WHAT YOU SHOULD DO | Beneath this line are entries. Copy the range from the line with "Recreate this image" to the line with "import plotly.graph_objects as go", ends included, exactly; leave pictures out.

[Entries with chart source code]
━━━━━━━━━━

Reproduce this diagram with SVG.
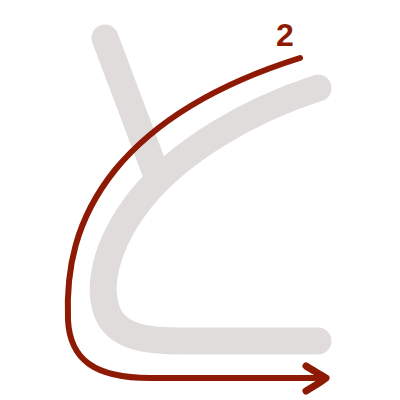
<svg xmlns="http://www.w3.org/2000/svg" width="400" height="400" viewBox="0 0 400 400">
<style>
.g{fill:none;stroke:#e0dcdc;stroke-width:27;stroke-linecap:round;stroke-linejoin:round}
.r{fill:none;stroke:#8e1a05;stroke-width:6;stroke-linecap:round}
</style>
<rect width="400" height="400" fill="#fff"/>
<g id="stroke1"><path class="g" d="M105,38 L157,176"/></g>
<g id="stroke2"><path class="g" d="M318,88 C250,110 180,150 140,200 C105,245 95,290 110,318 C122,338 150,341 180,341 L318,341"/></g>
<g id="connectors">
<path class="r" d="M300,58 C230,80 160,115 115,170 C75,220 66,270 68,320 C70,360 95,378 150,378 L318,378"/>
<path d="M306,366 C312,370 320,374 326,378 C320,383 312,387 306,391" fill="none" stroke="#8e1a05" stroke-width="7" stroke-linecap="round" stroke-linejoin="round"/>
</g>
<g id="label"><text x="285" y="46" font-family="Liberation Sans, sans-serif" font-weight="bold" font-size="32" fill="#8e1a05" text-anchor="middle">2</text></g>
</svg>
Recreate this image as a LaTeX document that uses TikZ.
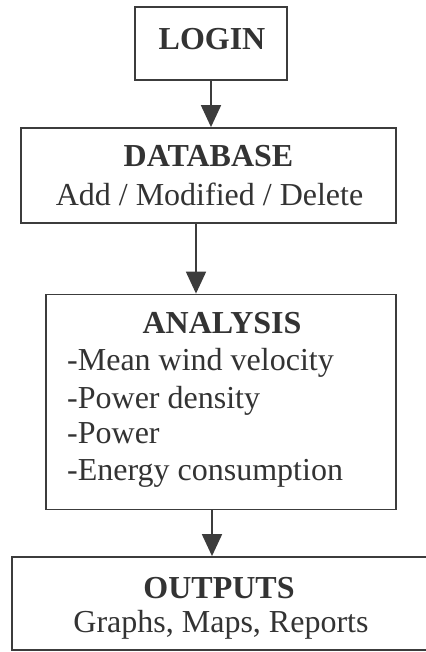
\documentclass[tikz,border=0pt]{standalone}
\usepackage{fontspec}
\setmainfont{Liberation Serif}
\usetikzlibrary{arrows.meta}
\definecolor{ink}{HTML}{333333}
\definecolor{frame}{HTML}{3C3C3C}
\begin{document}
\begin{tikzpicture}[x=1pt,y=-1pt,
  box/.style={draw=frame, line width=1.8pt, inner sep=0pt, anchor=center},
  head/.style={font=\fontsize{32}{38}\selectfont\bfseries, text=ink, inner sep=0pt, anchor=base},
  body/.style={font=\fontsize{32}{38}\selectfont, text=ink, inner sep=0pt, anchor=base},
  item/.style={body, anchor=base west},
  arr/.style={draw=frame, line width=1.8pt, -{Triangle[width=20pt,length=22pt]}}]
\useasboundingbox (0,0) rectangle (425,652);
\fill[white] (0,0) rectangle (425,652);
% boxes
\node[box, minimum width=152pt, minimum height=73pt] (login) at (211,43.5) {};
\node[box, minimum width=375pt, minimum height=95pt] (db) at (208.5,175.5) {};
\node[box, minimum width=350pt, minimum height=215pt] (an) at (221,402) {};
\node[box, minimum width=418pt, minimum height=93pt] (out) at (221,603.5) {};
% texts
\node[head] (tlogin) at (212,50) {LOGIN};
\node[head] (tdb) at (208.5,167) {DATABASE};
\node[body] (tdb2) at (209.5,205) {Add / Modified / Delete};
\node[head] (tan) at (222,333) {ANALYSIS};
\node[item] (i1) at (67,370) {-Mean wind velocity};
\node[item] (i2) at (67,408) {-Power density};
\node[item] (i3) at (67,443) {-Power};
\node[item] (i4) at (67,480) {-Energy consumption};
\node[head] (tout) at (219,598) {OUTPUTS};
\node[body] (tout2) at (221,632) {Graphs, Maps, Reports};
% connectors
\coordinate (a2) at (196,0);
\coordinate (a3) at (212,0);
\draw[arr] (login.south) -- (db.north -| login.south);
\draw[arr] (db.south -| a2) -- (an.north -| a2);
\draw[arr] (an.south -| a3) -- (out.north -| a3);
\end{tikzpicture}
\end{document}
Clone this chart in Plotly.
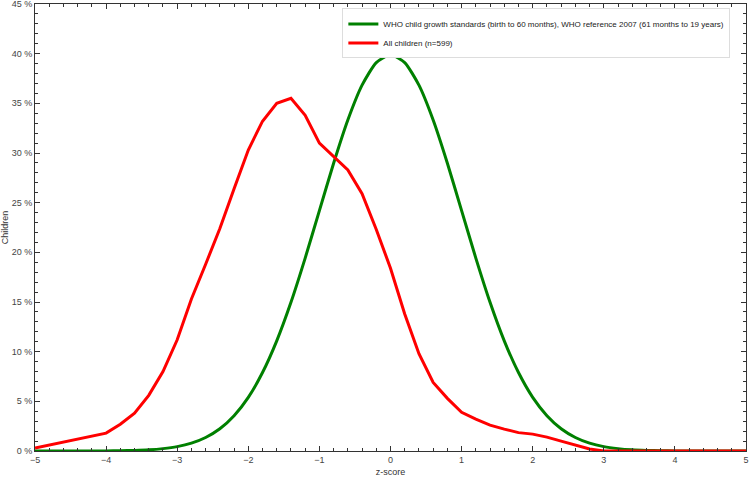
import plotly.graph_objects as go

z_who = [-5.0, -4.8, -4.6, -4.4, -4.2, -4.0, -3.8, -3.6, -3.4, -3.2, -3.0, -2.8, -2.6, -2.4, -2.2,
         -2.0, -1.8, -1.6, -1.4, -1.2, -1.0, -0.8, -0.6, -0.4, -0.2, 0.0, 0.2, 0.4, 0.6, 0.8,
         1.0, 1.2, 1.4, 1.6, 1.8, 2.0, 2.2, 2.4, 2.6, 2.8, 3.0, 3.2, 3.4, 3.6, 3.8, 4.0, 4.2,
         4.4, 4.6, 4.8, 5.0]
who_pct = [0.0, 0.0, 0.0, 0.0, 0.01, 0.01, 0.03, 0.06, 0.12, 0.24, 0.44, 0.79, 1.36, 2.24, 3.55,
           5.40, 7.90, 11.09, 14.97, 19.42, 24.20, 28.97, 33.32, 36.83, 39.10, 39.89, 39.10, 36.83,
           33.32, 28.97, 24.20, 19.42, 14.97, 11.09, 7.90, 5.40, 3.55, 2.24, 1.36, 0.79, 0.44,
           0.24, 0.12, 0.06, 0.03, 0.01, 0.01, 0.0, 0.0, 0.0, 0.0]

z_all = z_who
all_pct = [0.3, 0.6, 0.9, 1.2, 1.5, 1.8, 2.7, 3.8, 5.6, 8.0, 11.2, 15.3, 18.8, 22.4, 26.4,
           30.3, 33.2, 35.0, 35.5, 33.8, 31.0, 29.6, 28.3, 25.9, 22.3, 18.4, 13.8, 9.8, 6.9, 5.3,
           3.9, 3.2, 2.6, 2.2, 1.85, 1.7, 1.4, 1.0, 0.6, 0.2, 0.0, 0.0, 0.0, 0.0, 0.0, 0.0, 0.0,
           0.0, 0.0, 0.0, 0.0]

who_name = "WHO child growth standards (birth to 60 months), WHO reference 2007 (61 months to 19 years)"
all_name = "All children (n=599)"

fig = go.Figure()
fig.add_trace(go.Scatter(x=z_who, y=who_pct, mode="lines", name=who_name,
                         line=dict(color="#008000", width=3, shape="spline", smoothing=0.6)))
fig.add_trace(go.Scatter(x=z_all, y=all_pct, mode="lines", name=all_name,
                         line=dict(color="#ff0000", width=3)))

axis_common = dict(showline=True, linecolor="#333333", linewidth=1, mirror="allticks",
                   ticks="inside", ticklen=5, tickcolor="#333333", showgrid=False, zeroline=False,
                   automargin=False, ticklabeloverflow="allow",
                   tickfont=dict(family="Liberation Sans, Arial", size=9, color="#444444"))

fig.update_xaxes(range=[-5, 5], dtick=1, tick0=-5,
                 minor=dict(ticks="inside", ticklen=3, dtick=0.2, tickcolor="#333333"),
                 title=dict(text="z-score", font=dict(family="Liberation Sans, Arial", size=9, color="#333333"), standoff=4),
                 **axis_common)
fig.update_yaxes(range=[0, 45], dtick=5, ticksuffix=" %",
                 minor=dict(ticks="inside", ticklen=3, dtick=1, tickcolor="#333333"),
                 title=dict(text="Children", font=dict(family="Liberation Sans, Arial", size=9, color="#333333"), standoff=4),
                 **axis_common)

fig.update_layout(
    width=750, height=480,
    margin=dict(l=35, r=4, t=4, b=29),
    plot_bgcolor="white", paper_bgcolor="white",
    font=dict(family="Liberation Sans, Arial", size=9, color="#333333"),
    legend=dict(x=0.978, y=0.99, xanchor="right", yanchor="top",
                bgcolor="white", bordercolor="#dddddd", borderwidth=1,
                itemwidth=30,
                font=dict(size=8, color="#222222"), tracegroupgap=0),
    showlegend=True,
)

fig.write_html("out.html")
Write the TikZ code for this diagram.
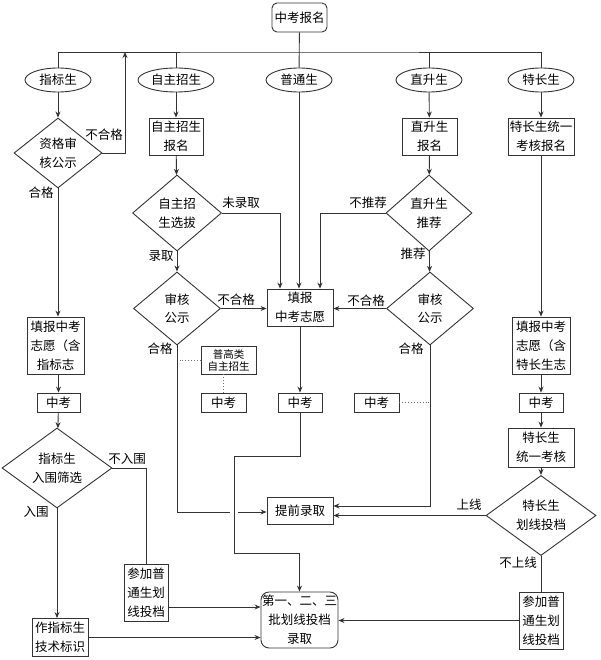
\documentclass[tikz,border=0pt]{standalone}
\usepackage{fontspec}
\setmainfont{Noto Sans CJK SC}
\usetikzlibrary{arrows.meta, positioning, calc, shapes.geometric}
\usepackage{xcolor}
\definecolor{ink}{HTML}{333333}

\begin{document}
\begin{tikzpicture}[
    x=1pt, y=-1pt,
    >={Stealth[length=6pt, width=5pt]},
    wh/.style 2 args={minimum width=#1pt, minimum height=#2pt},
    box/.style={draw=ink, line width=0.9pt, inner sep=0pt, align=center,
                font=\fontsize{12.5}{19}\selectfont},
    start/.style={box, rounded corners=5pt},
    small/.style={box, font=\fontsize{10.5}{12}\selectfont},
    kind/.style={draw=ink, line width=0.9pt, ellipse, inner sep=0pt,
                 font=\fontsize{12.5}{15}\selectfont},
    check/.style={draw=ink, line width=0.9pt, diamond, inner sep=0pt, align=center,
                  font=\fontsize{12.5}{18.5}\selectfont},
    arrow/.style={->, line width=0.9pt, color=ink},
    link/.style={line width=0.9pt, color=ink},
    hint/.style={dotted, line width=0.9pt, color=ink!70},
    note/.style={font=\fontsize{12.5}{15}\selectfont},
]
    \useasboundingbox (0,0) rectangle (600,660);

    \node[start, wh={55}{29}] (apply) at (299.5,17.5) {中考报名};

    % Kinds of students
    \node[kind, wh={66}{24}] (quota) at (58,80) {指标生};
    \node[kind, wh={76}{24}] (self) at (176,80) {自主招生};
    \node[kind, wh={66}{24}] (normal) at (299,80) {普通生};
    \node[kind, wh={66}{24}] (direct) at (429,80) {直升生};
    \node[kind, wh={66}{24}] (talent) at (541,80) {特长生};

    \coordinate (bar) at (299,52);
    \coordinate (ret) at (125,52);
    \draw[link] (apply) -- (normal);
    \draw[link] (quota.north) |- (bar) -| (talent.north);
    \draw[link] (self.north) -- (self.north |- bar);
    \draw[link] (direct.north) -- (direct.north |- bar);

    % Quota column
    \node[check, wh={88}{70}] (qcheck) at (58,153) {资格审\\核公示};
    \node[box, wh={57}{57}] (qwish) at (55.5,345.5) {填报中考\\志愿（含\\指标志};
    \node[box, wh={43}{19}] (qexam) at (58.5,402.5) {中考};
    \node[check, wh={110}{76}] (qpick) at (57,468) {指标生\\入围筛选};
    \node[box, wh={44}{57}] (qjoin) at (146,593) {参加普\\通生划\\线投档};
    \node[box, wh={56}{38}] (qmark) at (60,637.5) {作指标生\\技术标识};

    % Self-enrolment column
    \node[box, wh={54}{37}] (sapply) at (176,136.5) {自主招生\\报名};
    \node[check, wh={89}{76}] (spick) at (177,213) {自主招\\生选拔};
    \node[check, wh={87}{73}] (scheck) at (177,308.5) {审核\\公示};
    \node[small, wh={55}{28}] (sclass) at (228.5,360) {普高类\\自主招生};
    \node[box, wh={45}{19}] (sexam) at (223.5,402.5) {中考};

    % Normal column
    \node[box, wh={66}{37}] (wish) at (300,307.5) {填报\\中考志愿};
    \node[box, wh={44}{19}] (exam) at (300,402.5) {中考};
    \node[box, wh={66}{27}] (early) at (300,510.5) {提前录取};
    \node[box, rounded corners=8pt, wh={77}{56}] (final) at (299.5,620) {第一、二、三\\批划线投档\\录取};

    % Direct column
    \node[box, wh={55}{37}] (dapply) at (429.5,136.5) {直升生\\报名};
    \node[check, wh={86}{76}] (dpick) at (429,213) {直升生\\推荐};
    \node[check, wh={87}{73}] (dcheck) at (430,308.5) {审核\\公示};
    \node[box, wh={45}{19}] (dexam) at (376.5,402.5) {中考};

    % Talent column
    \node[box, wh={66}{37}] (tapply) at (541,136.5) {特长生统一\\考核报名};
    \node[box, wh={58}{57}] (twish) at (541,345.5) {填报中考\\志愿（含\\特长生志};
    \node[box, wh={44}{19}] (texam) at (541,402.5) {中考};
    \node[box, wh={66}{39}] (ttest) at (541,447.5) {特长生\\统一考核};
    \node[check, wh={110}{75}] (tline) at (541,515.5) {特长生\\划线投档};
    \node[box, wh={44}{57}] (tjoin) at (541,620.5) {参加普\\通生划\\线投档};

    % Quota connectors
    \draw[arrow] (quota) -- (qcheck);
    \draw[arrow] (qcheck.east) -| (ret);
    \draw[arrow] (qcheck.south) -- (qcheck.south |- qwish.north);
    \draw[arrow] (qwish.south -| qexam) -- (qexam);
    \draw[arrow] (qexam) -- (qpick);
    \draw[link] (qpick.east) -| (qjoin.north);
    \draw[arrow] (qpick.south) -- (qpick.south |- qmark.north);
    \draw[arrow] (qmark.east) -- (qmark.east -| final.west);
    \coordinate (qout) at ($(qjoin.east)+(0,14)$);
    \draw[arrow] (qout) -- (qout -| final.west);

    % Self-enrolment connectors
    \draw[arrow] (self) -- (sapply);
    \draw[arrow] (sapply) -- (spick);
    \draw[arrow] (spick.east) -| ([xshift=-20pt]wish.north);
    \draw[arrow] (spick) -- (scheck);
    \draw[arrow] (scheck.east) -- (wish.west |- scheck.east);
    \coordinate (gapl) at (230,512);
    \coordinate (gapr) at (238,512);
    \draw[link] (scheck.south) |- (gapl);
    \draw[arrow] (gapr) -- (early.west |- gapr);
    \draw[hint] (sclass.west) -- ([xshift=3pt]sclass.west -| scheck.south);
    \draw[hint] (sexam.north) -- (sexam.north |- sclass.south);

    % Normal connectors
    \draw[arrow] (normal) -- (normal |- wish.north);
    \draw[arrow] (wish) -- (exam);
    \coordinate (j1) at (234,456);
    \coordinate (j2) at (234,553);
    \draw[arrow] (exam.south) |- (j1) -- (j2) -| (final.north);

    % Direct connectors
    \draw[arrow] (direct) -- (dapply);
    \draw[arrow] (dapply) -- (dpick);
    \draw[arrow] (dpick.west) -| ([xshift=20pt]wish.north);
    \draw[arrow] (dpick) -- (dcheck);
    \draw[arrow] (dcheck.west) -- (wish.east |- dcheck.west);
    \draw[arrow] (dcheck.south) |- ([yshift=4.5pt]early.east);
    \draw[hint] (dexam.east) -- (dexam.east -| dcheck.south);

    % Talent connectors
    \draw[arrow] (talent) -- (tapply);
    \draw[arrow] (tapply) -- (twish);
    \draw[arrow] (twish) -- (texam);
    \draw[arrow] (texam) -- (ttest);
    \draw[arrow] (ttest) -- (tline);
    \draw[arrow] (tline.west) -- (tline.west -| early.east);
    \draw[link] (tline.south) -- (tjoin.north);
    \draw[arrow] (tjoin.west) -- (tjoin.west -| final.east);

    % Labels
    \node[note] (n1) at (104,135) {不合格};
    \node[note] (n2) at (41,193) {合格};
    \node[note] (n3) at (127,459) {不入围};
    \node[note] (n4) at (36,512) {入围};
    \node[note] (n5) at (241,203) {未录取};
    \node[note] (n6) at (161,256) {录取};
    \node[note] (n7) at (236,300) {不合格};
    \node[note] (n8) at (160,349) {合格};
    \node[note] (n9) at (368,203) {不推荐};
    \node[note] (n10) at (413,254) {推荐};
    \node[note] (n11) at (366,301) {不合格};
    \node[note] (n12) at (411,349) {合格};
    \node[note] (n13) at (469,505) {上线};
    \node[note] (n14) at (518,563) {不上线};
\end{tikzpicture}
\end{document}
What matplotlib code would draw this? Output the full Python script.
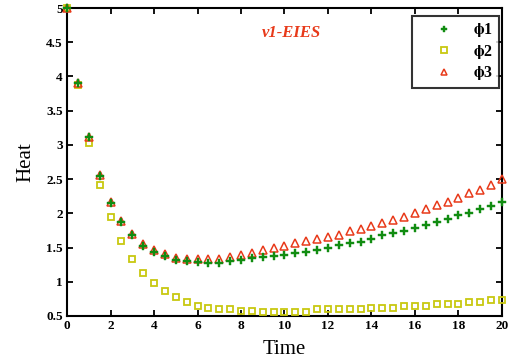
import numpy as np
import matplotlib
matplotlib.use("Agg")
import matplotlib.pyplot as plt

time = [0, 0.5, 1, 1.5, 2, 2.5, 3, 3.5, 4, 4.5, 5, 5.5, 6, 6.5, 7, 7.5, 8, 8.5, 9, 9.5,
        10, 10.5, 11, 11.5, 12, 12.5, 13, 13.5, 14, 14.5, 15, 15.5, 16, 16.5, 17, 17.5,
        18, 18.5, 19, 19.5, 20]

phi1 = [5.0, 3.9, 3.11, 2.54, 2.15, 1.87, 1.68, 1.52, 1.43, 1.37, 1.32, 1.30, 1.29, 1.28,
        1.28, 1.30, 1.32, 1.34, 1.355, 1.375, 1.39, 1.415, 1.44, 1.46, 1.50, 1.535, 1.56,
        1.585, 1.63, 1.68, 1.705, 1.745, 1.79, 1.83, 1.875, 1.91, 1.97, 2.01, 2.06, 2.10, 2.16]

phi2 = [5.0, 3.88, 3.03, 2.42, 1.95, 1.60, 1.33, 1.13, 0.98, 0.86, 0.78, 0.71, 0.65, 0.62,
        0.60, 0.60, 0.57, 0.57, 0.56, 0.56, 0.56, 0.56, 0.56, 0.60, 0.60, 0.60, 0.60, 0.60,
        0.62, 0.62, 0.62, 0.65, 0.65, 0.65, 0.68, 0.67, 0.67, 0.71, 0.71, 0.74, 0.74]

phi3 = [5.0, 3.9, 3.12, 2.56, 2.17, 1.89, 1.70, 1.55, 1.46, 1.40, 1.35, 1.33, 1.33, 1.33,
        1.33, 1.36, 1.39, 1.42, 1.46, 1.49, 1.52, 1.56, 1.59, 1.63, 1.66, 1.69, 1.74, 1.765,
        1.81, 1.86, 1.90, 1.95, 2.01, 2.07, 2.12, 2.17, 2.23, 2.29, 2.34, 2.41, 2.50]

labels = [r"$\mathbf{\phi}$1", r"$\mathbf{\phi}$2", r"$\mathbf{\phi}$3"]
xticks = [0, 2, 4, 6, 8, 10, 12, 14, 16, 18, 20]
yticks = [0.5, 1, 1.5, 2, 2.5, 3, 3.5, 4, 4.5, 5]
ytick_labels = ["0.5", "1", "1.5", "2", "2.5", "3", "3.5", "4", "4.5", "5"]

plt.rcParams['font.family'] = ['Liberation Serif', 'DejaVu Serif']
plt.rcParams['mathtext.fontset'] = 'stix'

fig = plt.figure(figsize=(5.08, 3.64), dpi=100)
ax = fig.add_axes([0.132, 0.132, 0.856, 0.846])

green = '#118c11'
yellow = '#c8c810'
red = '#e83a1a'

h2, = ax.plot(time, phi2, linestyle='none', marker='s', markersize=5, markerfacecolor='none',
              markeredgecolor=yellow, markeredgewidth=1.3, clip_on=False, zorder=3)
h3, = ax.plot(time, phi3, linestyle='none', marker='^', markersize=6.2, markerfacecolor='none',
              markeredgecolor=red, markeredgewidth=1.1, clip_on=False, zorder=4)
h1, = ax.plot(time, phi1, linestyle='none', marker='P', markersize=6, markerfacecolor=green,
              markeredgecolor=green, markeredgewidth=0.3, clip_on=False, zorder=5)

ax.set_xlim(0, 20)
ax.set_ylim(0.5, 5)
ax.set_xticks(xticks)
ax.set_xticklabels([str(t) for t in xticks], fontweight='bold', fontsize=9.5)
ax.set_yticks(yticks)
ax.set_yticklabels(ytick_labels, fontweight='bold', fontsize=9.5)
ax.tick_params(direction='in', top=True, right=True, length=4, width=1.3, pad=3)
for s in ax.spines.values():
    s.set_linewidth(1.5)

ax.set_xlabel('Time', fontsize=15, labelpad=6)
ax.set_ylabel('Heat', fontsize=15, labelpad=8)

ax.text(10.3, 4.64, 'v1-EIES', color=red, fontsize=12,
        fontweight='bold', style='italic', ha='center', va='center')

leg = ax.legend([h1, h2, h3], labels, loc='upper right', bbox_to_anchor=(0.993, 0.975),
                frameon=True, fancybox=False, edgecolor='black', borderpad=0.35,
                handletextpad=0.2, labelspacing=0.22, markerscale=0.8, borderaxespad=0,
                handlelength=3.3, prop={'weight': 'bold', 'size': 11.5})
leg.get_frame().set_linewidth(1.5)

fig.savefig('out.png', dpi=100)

━━━━━━━━━━

RESPONSE TO THIS TASK |
Recreate this image as a LaTeX document that uses TikZ.
\documentclass[tikz,border=0pt]{standalone}
\usepackage{fontspec}
\setmainfont{Liberation Serif}
\usetikzlibrary{arrows.meta}
\definecolor{ink}{HTML}{333333}
\definecolor{frame}{HTML}{3C3C3C}
\begin{document}
\begin{tikzpicture}[x=1pt,y=-1pt,
  box/.style={draw=frame, line width=1.8pt, inner sep=0pt, anchor=center},
  head/.style={font=\fontsize{32}{38}\selectfont\bfseries, text=ink, inner sep=0pt, anchor=base},
  body/.style={font=\fontsize{32}{38}\selectfont, text=ink, inner sep=0pt, anchor=base},
  item/.style={body, anchor=base west},
  arr/.style={draw=frame, line width=1.8pt, -{Triangle[width=20pt,length=22pt]}}]
\useasboundingbox (0,0) rectangle (425,652);
\fill[white] (0,0) rectangle (425,652);
% boxes
\node[box, minimum width=152pt, minimum height=73pt] (login) at (211,43.5) {};
\node[box, minimum width=375pt, minimum height=95pt] (db) at (208.5,175.5) {};
\node[box, minimum width=350pt, minimum height=215pt] (an) at (221,402) {};
\node[box, minimum width=418pt, minimum height=93pt] (out) at (221,603.5) {};
% texts
\node[head] (tlogin) at (212,50) {LOGIN};
\node[head] (tdb) at (208.5,167) {DATABASE};
\node[body] (tdb2) at (209.5,205) {Add / Modified / Delete};
\node[head] (tan) at (222,333) {ANALYSIS};
\node[item] (i1) at (67,370) {-Mean wind velocity};
\node[item] (i2) at (67,408) {-Power density};
\node[item] (i3) at (67,443) {-Power};
\node[item] (i4) at (67,480) {-Energy consumption};
\node[head] (tout) at (219,598) {OUTPUTS};
\node[body] (tout2) at (221,632) {Graphs, Maps, Reports};
% connectors
\coordinate (a2) at (196,0);
\coordinate (a3) at (212,0);
\draw[arr] (login.south) -- (db.north -| login.south);
\draw[arr] (db.south -| a2) -- (an.north -| a2);
\draw[arr] (an.south -| a3) -- (out.north -| a3);
\end{tikzpicture}
\end{document}
Clone this chart in Plotly.
import plotly.graph_objects as go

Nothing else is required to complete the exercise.